Подняв морды к звездному небу, волки пели свою жуткую песню. Оборвав ее, они ткнулись мордами в снег и, вытянув шеи, чуть приблизились к застывшему в ужасе старику. Но они не бросились на него. Словно по команде, волки снова задрали морды и завыли, а кончив, еще приблизились, сужая круг. И опять они ткнулись мордами а снег, и опять к далекому черному небу понеслась их печальная страшная песня. Душа Кутувье прощалась с телом. Однако он был еще жив, потому что видел мерцавшие зеленоватыми огоньками глаза волков, видел, что звери почти ползком приближались к нему. Потом волки завыли снова, все так же жутко, протяжно, словно оплакивали его уход к «верхним людям»… Но Кутувье больше не слышал плача стаи, он оглох, превратился в камень — разум его помутился…
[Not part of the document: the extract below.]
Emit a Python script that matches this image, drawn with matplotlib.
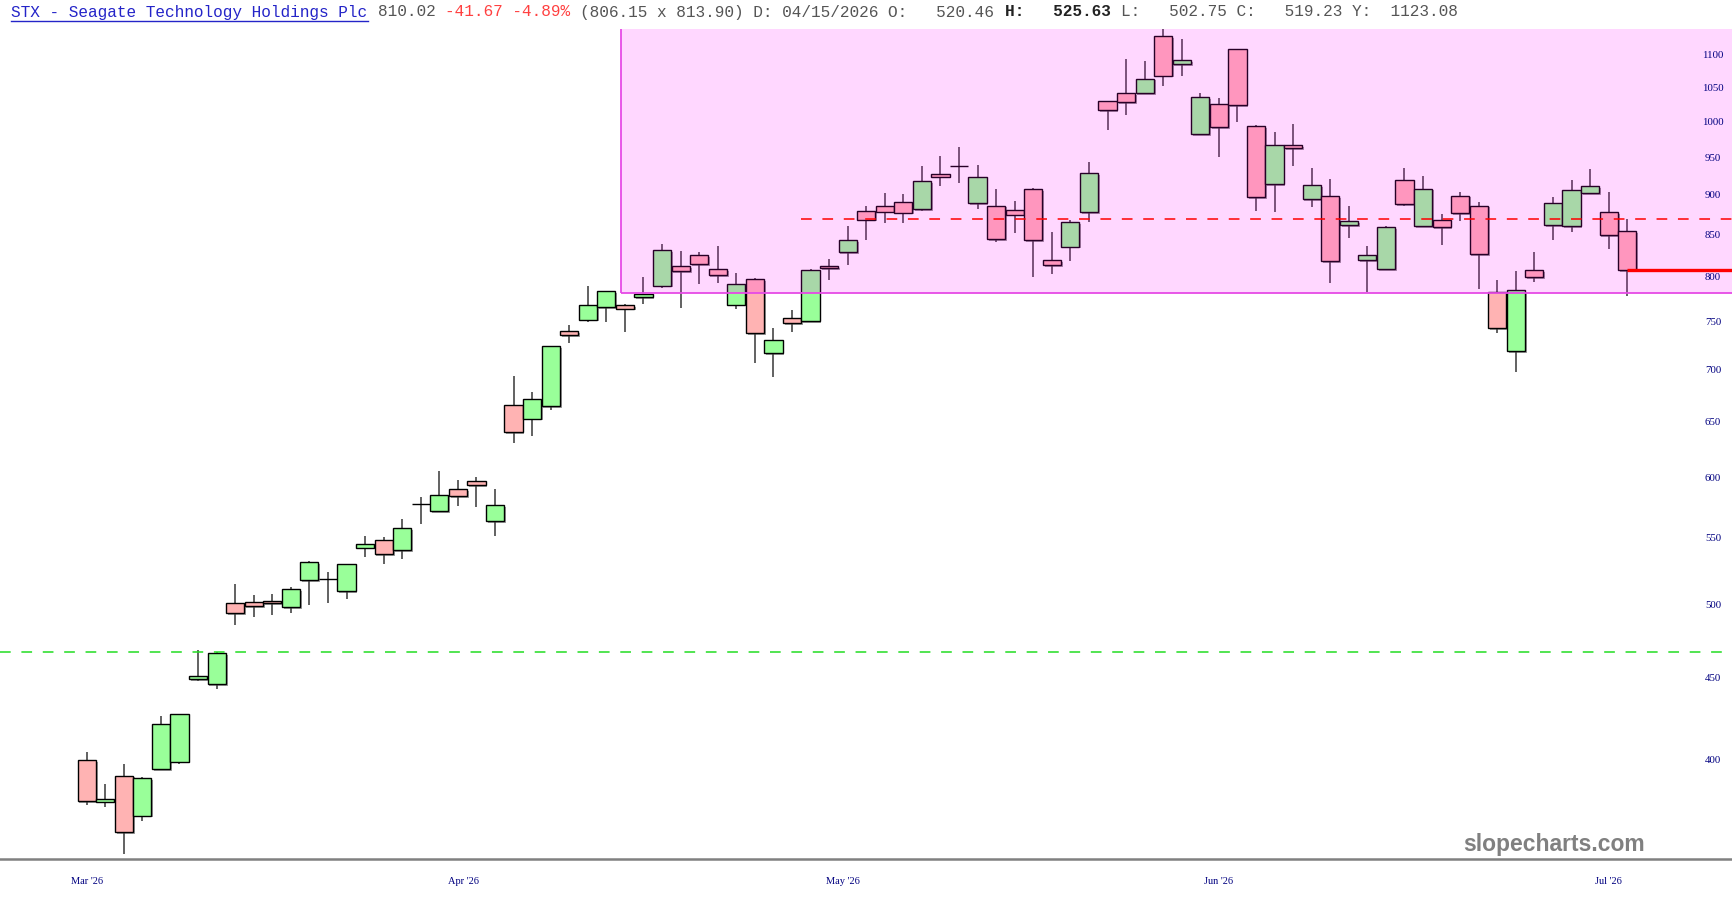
import numpy as np
import matplotlib
matplotlib.use('Agg')
import matplotlib.pyplot as plt
import matplotlib.patheffects as pe
from matplotlib.patches import Rectangle
from matplotlib.lines import Line2D
from matplotlib.transforms import blended_transform_factory

# ---------------------------------------------------------------------------- #
#                                daily candles                                 #
# ---------------------------------------------------------------------------- #

opens = [400.4, 377.3, 391.7, 369.8, 395.3, 399.6, 449.8, 446.5, 501.6, 502.5,
         503.2, 498.7, 518.6, 519.0, 510.3, 543.2, 549.0, 541.5, 578.3, 572.6,
         590.9, 597.7, 564.4, 666.4, 653.8, 665.7, 741.2, 753.4, 767.0, 769.5,
         778.3, 791.1, 813.7, 826.3, 810.4, 769.8, 798.8, 718.3, 755.5, 752.1,
         813.7, 829.8, 880.1, 887.5, 891.4, 883.4, 928.5, 939.4, 890.2, 887.5,
         881.9, 908.4, 820.5, 836.7, 879.4, 1031.1, 1042.5, 1042.9, 1131.9, 1087.6,
         982.9, 1027.1, 1110.5, 994.6, 914.9, 967.6, 895.9, 899.7, 863.1, 820.5,
         810.2, 920.9, 861.2, 868.9, 900.1, 887.5, 784.1, 720.3, 809.4, 863.1,
         861.2, 903.9, 878.9, 855.4]
highs = [405.2, 386.8, 398.1, 390.7, 426.9, 428.0, 469.2, 467.5, 515.6, 507.6,
         508.1, 513.2, 533.2, 524.6, 530.4, 552.4, 551.4, 565.8, 584.5, 606.2,
         598.6, 601.0, 591.2, 695.0, 679.3, 725.3, 747.3, 790.4, 785.6, 770.6,
         800.9, 839.6, 831.4, 829.8, 837.1, 805.9, 799.5, 744.2, 763.8, 810.3,
         822.3, 861.6, 886.6, 903.6, 902.2, 939.4, 952.9, 965.2, 940.2, 908.8,
         893.0, 910.3, 854.2, 869.8, 944.6, 1031.1, 1095.2, 1092.5, 1143.0, 1126.6,
         1042.9, 1035.6, 1110.5, 996.5, 986.9, 997.8, 936.3, 921.4, 886.3, 837.1,
         861.9, 936.7, 926.2, 877.3, 905.2, 891.4, 797.6, 807.5, 830.6, 898.8,
         920.5, 935.3, 904.8, 870.1]
lows = [375.4, 374.6, 350.2, 366.8, 395.0, 398.5, 448.6, 443.7, 486.2, 491.6,
        493.2, 494.4, 500.1, 501.6, 504.7, 536.2, 530.4, 534.7, 562.0, 571.9,
        577.0, 575.8, 552.2, 631.0, 637.6, 661.4, 728.1, 751.2, 751.2, 740.6,
        770.6, 788.5, 765.7, 792.9, 794.5, 765.0, 708.4, 693.5, 739.7, 752.1,
        798.1, 815.2, 845.0, 865.1, 866.0, 880.9, 913.3, 917.1, 883.4, 842.6,
        852.6, 800.5, 805.0, 820.0, 867.3, 989.3, 1011.0, 1042.5, 1052.9, 1068.3,
        981.5, 952.1, 1000.6, 880.1, 878.9, 939.0, 885.0, 794.5, 847.0, 784.4,
        810.2, 887.1, 861.2, 838.7, 868.5, 787.8, 739.1, 699.4, 795.5, 844.6,
        854.3, 903.9, 833.6, 779.9]
closes = [377.7, 378.9, 361.1, 390.4, 421.6, 427.9, 451.9, 467.2, 494.8, 499.6,
          501.6, 511.7, 531.9, 519.2, 530.4, 546.1, 538.3, 558.6, 578.5, 585.9,
          584.8, 594.1, 577.3, 641.5, 672.3, 725.3, 736.9, 769.2, 784.9, 765.4,
          781.2, 832.3, 807.5, 815.7, 803.6, 793.4, 739.4, 731.6, 750.0, 809.1,
          811.0, 844.6, 869.8, 879.7, 878.5, 919.6, 925.0, 939.6, 924.3, 846.2,
          875.9, 844.6, 814.5, 866.9, 929.5, 1017.6, 1029.6, 1064.7, 1069.4, 1093.0,
          1037.0, 993.1, 1024.8, 898.8, 967.6, 963.9, 914.0, 819.3, 867.6, 826.7,
          860.0, 889.4, 909.2, 860.4, 878.1, 827.5, 744.2, 786.5, 800.9, 890.6,
          907.1, 912.5, 850.7, 809.1]

month_pos = [0, 20.3, 40.75, 61, 82]
month_labels = ["Mar '26", "Apr '26", "May '26", "Jun '26", "Jul '26"]
price_ticks = [400, 450, 500, 550, 600, 650, 700, 750, 800, 850, 900, 950, 1000, 1050, 1100]

zone_start = 28.8      # left edge of the shaded zone (bar index)
zone_low = 783.3
resist_start = 38.5
resist_level = 870.6
support_level = 467.5
last_close = 809.4

title = 'STX - Seagate Technology Holdings Plc'
hdr_last = '810.02'
hdr_change = '-41.67 -4.89%'
hdr_rest1 = '(806.15 x 813.90) D: 04/15/2026 O:   520.46'
hdr_bold = 'H:   525.63'
hdr_rest2 = 'L:   502.75 C:   519.23 Y:  1123.08'

W, H = 1733, 900
fig = plt.figure(figsize=(W / 100, H / 100), dpi=100)
ax = fig.add_axes([0, (H - 859) / H, 1, (859 - 29) / H])

x = np.arange(len(opens))
o = np.array(opens)
c = np.array(closes)
up = c >= o
lo_body = np.minimum(o, c)
hi_body = np.maximum(o, c)

ax.vlines(x, lows, highs, color='#555555', lw=1.3, zorder=2)
bars = ax.bar(x, hi_body - lo_body, bottom=lo_body, width=0.98,
              color=np.where(up, '#99ff99', '#ffb3b3'), edgecolor='black',
              linewidth=1.0, zorder=3)
for b in bars:
    b.set_path_effects([pe.SimplePatchShadow(offset=(1.3, -1.3), shadow_rgbFace='0.3', alpha=0.55),
                        pe.Normal()])

# shaded zone drawn over the candles
ax.add_patch(Rectangle((zone_start, zone_low), 200, 2000, facecolor=(1, 0, 1, 0.155),
                       edgecolor='none', zorder=4))
ax.add_patch(Rectangle((zone_start, zone_low), 200, 2000, facecolor='none',
                       edgecolor='#e64ae6', lw=1.3, zorder=5))

ax.hlines(resist_level, resist_start, 200, colors='#ff0000', linestyles=(0, (7, 7)), lw=1.1, zorder=6)
ax.axhline(support_level, color='#22dd22', ls=(0, (7, 7)), lw=1.1, zorder=6)
ax.hlines(last_close, x[-1], 200, colors='#ff0000', lw=2.4, zorder=6)

ax.set_yscale('log')
ax.set_ylim(347.5, 1143.3)
ax.set_xlim(-4.67, 88.7)
ax.yaxis.set_major_locator(matplotlib.ticker.NullLocator())
ax.yaxis.set_minor_locator(matplotlib.ticker.NullLocator())

ax.set_xticks(month_pos)
ax.set_xticklabels(month_labels, family='Liberation Serif', fontsize=7.5, color='#000080')
ax.tick_params(axis='x', length=0, pad=13)

for s in ['top', 'left', 'right']:
    ax.spines[s].set_visible(False)
ax.spines['bottom'].set_color('#808080')
ax.spines['bottom'].set_linewidth(1.8)

trans = blended_transform_factory(ax.transAxes, ax.transData)
for p in price_ticks:
    ax.text(1713 / W, p, str(p), transform=trans, ha='center', va='center',
            family='Liberation Serif', fontsize=7.8, color='#000080', zorder=7)

fig.text(1554 / W, 1 - 845 / H, 'slopecharts.com', ha='center', va='center',
         family='Liberation Sans', fontweight='bold', fontsize=16.5, color='#808080')

# header line, monospace columns
cw = 9.65
x0 = 11
hy = 1 - 12 / H
mono = dict(family='Liberation Mono', fontsize=11.6, va='center', ha='left')
fig.text(x0 / W, hy, title, color='#2424c8', **mono)
fig.add_artist(Line2D([x0 / W, (x0 + cw * len(title)) / W], [1 - 20.5 / H] * 2,
                      color='#2424c8', lw=1.0))
fig.text((x0 + cw * 38) / W, hy, hdr_last, color='#555555', **mono)
fig.text((x0 + cw * 45) / W, hy, hdr_change, color='#ff4040', **mono)
fig.text((x0 + cw * 59) / W, hy, hdr_rest1, color='#555555', **mono)
fig.text((x0 + cw * 103) / W, hy, hdr_bold, color='#222222', fontweight='bold', **mono)
fig.text((x0 + cw * 115) / W, hy, hdr_rest2, color='#555555', **mono)

fig.savefig('out.png', dpi=100)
Сколько он находился в беспамятстве, не помнил. Когда очнулся, то никак не мог поверить, что жив, что не в «верхней тундре». «А может, «верхняя тундра» такая же, как на земле Кутха?[16] Но шаманы говорят, что в «верхней тундре» звезды близко, а здесь они все так же далеко…» Боясь пошевелиться, старик покосился на то место, где только что сидел большой страшный волк, который подошел совсем близко. Кутузье помнил, что, уже проваливаясь куда-то в темноту, вдруг почувствовал, как лицо обдало горячим дыханием зверя. Вот и след, но самого волка не было. Кутувье оглянулся. Никого. Тихо. Так тихо, что слышен шорох звезд. Тогда он покосился на то место, где горел костер. Крохотный уголек, будто волчий глаз, светился в снегу. «Неужели я все еще на земле предков?» — опять удивился старик. Хотел пошевелиться, но побоялся. Ждал, что вот-вот снова услышит страшную песню волков и острые белые зубы вцепятся ему в горло. Но тундра не отозвалась ни единым звуком. Затаив дыхание, Кутувье пошевелил рукой, потянулся к ножу. Нащупав холодную рукоятку, старик немного осмелел, приподнялся. Нет, волков рядом не было! «Почему они меня не разорвали?» — удивился Кутувье и робко ощупал себя» Значит, он еще живой и стоит на той земле, где родился?! Значит, волки пощадили его! Почему? Ведь он слышал их песню смерти, видел их, как видит сейчас аргизы. «Ой-е! А может, это не волки обнюхивали меня, а кала?![17] От страха и холода лицо его закоченело.
Живой хочет жить. Старик рванулся к аргизам, обрезал ремень, которым было привязано ружье, схватил его и озираясь по сторонам, шагнул к кедрачу. Он разгреб снег и нарезал много пушистых, упругих пахучих веток. В безмолвной, призрачной от белого снега тундре вскоре весело загорелся, затрещал большой костер.
До рассвета горел огонь Кутувье, и только когда в белесом небе растаяли звезды, старик взвалил мешок на спину, встал на лыжи и поспешил к стойбищу. Чайник он привязал к ремню, рядом с ножом. Без чая, однако, зимой далеко не уйдешь.